Exercise: Extract exactly the lines from the top of the records through the line containing "dates = [(start", and keep pictures out of the copy.

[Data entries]

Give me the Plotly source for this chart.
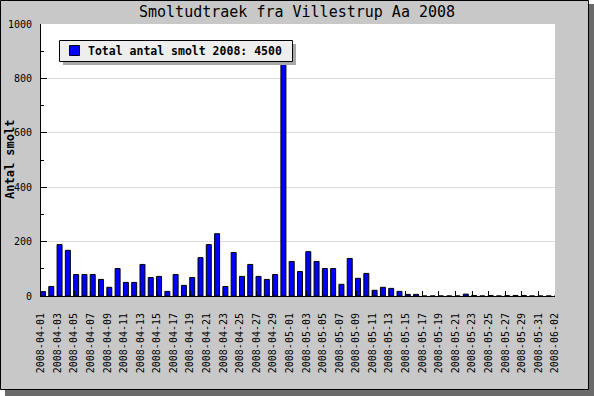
import plotly.graph_objects as go
import datetime as dt

# ---- data ----
start = dt.date(2008, 4, 1)
dates = [(start + dt.timedelta(days=i)).isoformat() for i in range(63)]

april_counts = [16, 35, 189, 168, 79, 79, 79, 61, 32, 101,
                50, 50, 116, 68, 72, 17, 79, 39, 68, 141,
                189, 229, 35, 160, 72, 116, 72, 61, 79, 900]
may_counts = [127, 90, 163, 127, 101, 101, 43, 138, 65, 83,
              21, 32, 28, 17, 6, 6, 0, 0, 0, 0,
              0, 7, 2, 0, 2, 0, 1, 2, 2, 0, 0]
june_counts = [0, 0]
counts = april_counts + may_counts + june_counts

tick_labels = dates[::2]
total_2008 = 4500
title_text = "Smoltudtraek fra Villestrup Aa 2008"
y_title = "Antal smolt"
legend_text = f"Total antal smolt 2008: {total_2008}"

# ---- layout geometry (pixels) ----
W, H = 594, 396
L, R, T, B = 41, 555, 24, 296
PW, PH = R - L, B - T


def px(x):
    return (x - L) / PW


def py(y):
    return (B - y) / PH


MONO = "DejaVu Sans Mono"

fig = go.Figure()
fig.add_trace(go.Bar(
    x=dates, y=counts, name=legend_text,
    width=0.6, offset=-0.06,
    marker=dict(color="#0000ff", line=dict(color="#000000", width=1)),
    showlegend=False,
))

shapes = [
    # frame shadow
    dict(type="rect", xref="paper", yref="paper", layer="below",
         x0=px(5), x1=px(594), y0=py(396), y1=py(4),
         fillcolor="#6a6a6a", line=dict(width=0)),
    # frame
    dict(type="rect", xref="paper", yref="paper", layer="below",
         x0=px(0.5), x1=px(588.5), y0=py(389.5), y1=py(0.5),
         fillcolor="#c8c8c8", line=dict(color="#000000", width=1)),
    # plot background
    dict(type="rect", xref="paper", yref="paper", layer="below",
         x0=0, x1=1, y0=0, y1=1,
         fillcolor="#ffffff", line=dict(width=0)),
    # legend shadow
    dict(type="rect", xref="paper", yref="paper", layer="above",
         x0=px(63), x1=px(296), y0=py(65), y1=py(44),
         fillcolor="#a8a8a8", line=dict(width=0)),
    # legend box
    dict(type="rect", xref="paper", yref="paper", layer="above",
         x0=px(59.5), x1=px(292.5), y0=py(61.5), y1=py(40.5),
         fillcolor="#eeeeee", line=dict(color="#000000", width=1)),
    # legend swatch
    dict(type="rect", xref="paper", yref="paper", layer="above",
         x0=px(69.5), x1=px(79.5), y0=py(55.5), y1=py(45.5),
         fillcolor="#0000ff", line=dict(color="#000000", width=1)),
]

annotations = [
    dict(text=title_text, xref="paper", yref="paper", x=px(297), y=py(12),
         xanchor="center", yanchor="middle", showarrow=False,
         font=dict(family=MONO, size=15, color="#000000")),
    dict(text=f"<b>{y_title}</b>", xref="paper", yref="paper", x=px(10), y=0.5,
         xanchor="center", yanchor="middle", showarrow=False, textangle=-90,
         font=dict(family=MONO, size=12, color="#000000")),
    dict(text=f"<b>{legend_text}</b>", xref="paper", yref="paper", x=px(86), y=py(51),
         xanchor="left", yanchor="middle", showarrow=False,
         font=dict(family=MONO, size=11.5, color="#000000")),
]

fig.update_layout(
    width=W, height=H,
    margin=dict(l=L, r=W - R, t=T, b=H - B, pad=0, autoexpand=False),
    paper_bgcolor="#ffffff", plot_bgcolor="#ffffff",
    showlegend=False, bargap=0,
    shapes=shapes, annotations=annotations,
    font=dict(family=MONO, size=10, color="#000000"),
)

fig.update_xaxes(
    type="category", range=[0, 62],
    tickmode="array", tickvals=tick_labels, ticktext=tick_labels,
    tickangle=-90, ticks="inside", ticklen=5, tickcolor="#000000",
    showline=True, linecolor="#000000", linewidth=1,
    showgrid=False, zeroline=False, ticklabelstandoff=12,
    tickfont=dict(family=MONO, size=10, color="#000000"),
)
fig.update_yaxes(
    range=[0, 1000], tickmode="linear", tick0=0, dtick=200,
    ticks="inside", ticklen=6, tickcolor="#000000",
    minor=dict(dtick=100, ticks="inside", ticklen=3, tickcolor="#000000", showgrid=False),
    showline=True, linecolor="#000000", linewidth=1,
    showgrid=True, gridcolor="#dcdcdc", gridwidth=1, zeroline=False,
    ticklabelstandoff=6,
    tickfont=dict(family=MONO, size=10, color="#000000"),
)

fig.write_html(
    "out.html",
    config={"displayModeBar": False, "staticPlot": True},
    post_script="document.body.style.margin='0';document.body.style.overflow='hidden';",
)
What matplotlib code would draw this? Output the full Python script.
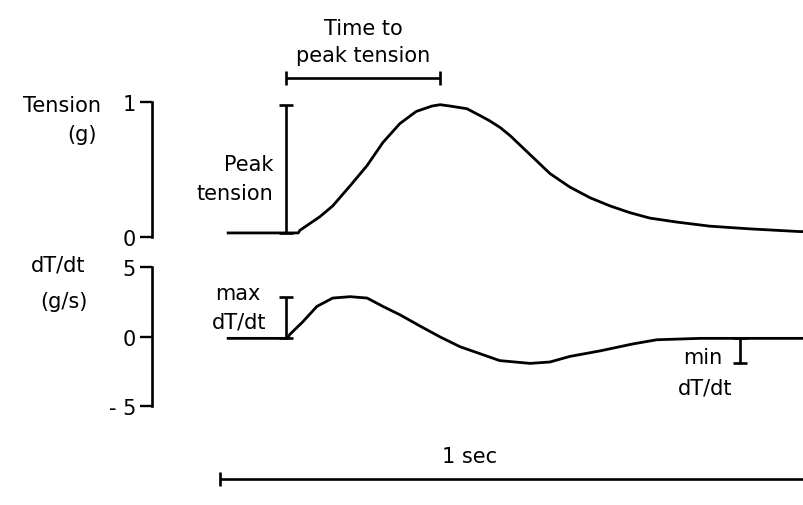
import numpy as np
import matplotlib
matplotlib.use("Agg")
from matplotlib import pyplot as plt

# twitch recording (time in s, tension in g, dT/dt in g/s)
tension_t = [0.014, 0.134, 0.137, 0.171, 0.193, 0.223, 0.252, 0.279, 0.308, 0.336,
             0.363, 0.377, 0.394, 0.423, 0.445, 0.462, 0.480, 0.497, 0.514, 0.531,
             0.548, 0.565, 0.582, 0.599, 0.634, 0.668, 0.702, 0.736, 0.783, 0.839,
             0.908, 0.993, 1.0]
tension_g = [0.03, 0.03, 0.05, 0.15, 0.23, 0.38, 0.53, 0.70, 0.84, 0.93,
             0.97, 0.98, 0.97, 0.95, 0.90, 0.86, 0.81, 0.75, 0.68, 0.61,
             0.54, 0.47, 0.42, 0.37, 0.29, 0.23, 0.18, 0.14, 0.11, 0.08,
             0.06, 0.04, 0.04]

dtdt_t = [0.014, 0.115, 0.120, 0.142, 0.166, 0.193, 0.223, 0.252, 0.279, 0.308,
          0.342, 0.377, 0.411, 0.445, 0.479, 0.531, 0.565, 0.599, 0.651, 0.707,
          0.748, 0.822, 1.0]
dtdt = [-0.1, -0.1, 0.2, 1.1, 2.2, 2.8, 2.9, 2.8, 2.2, 1.6,
        0.8, 0.0, -0.7, -1.2, -1.7, -1.9, -1.8, -1.4, -1.0, -0.5,
        -0.2, -0.1, -0.1]

stim_t = 0.113          # stimulus onset
min_mark_t = 0.89       # where the min dT/dt bar is drawn
scale_bar = 1.0         # 1 sec

tension_ticks = [0, 1]
tension_labels = ["0", "1"]
dtdt_ticks = [-5, 0, 5]
dtdt_labels = ["- 5", "0", "5"]

plt.rcParams["font.family"] = "DejaVu Sans"
plt.rcParams["font.size"] = 15

W, H = 804, 506
fig = plt.figure(figsize=(W / 100, H / 100), dpi=100)
ax1 = fig.add_axes([152 / W, 1 - 250 / H, 1 - 152 / W, 250 / H])
ax2 = fig.add_axes([152 / W, 0, 1 - 152 / W, 256 / H])

lw = 2.0
for ax in (ax1, ax2):
    ax.set_xlim(-0.1164, 1.0)
    for s in ("top", "right", "bottom"):
        ax.spines[s].set_visible(False)
    ax.spines["left"].set_linewidth(1.9)
    ax.set_xticks([])
    ax.tick_params(axis="y", length=8.5, width=1.7, pad=3, labelsize=15)
    ax.patch.set_alpha(0)

# tension panel
ax1.set_ylim(-0.089, 1.763)
ax1.spines["left"].set_bounds(0, 1)
ax1.set_yticks(tension_ticks)
ax1.set_yticklabels(tension_labels)
ax1.plot(tension_t, tension_g, color="black", lw=lw, solid_joinstyle="round")

i_pk = int(np.argmax(tension_g))
ebar = dict(fmt="none", ecolor="black", elinewidth=1.9, capsize=4.7, capthick=1.9, clip_on=False)
ax1.errorbar([stim_t], [tension_g[0]], yerr=[[0], [tension_g[i_pk] - tension_g[0]]], **ebar)
ax1.errorbar([stim_t], [1.178], xerr=[[0], [tension_t[i_pk] - stim_t]], **ebar)

ax1.text(0.245, 1.504, "Time to", ha="center", va="baseline")
ax1.text(0.245, 1.304, "peak tension", ha="center", va="baseline")
ax1.text(-0.204, 0.978, "Tension", ha="right", va="center")
ax1.text(-0.211, 0.763, "(g)", ha="right", va="center")
ax1.text(0.091, 0.541, "Peak", ha="right", va="center")
ax1.text(0.091, 0.326, "tension", ha="right", va="center")

# dT/dt panel
ax2.set_ylim(-12.09, 6.33)
ax2.spines["left"].set_bounds(-5, 5)
ax2.set_yticks(dtdt_ticks)
ax2.set_yticklabels(dtdt_labels)
ax2.plot(dtdt_t, dtdt, color="black", lw=lw, solid_joinstyle="round")

ax2.errorbar([stim_t], [dtdt[0]], yerr=[[0], [max(dtdt) - dtdt[0]]], **ebar)
ax2.errorbar([min_mark_t], [dtdt[0]], yerr=[[dtdt[0] - min(dtdt)], [0]], **ebar)
ax2.errorbar([0], [-10.2], xerr=[[0], [scale_bar]], **ebar)

ax2.text(-0.277, 5.18, "dT/dt", ha="center", va="center")
ax2.text(-0.267, 2.59, "(g/s)", ha="center", va="center")
ax2.text(0.031, 3.17, "max", ha="center", va="center")
ax2.text(0.033, 1.08, "dT/dt", ha="center", va="center")
ax2.text(0.827, -1.44, "min", ha="center", va="center")
ax2.text(0.830, -3.67, "dT/dt", ha="center", va="center")
ax2.text(0.428, -8.56, "1 sec", ha="center", va="center")

fig.savefig("out.png", dpi=100, facecolor="white")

Full response:
Give me the Plotly source for this chart.
import plotly.graph_objects as go
import datetime as dt

# ---- data ----
start = dt.date(2008, 4, 1)
dates = [(start + dt.timedelta(days=i)).isoformat() for i in range(63)]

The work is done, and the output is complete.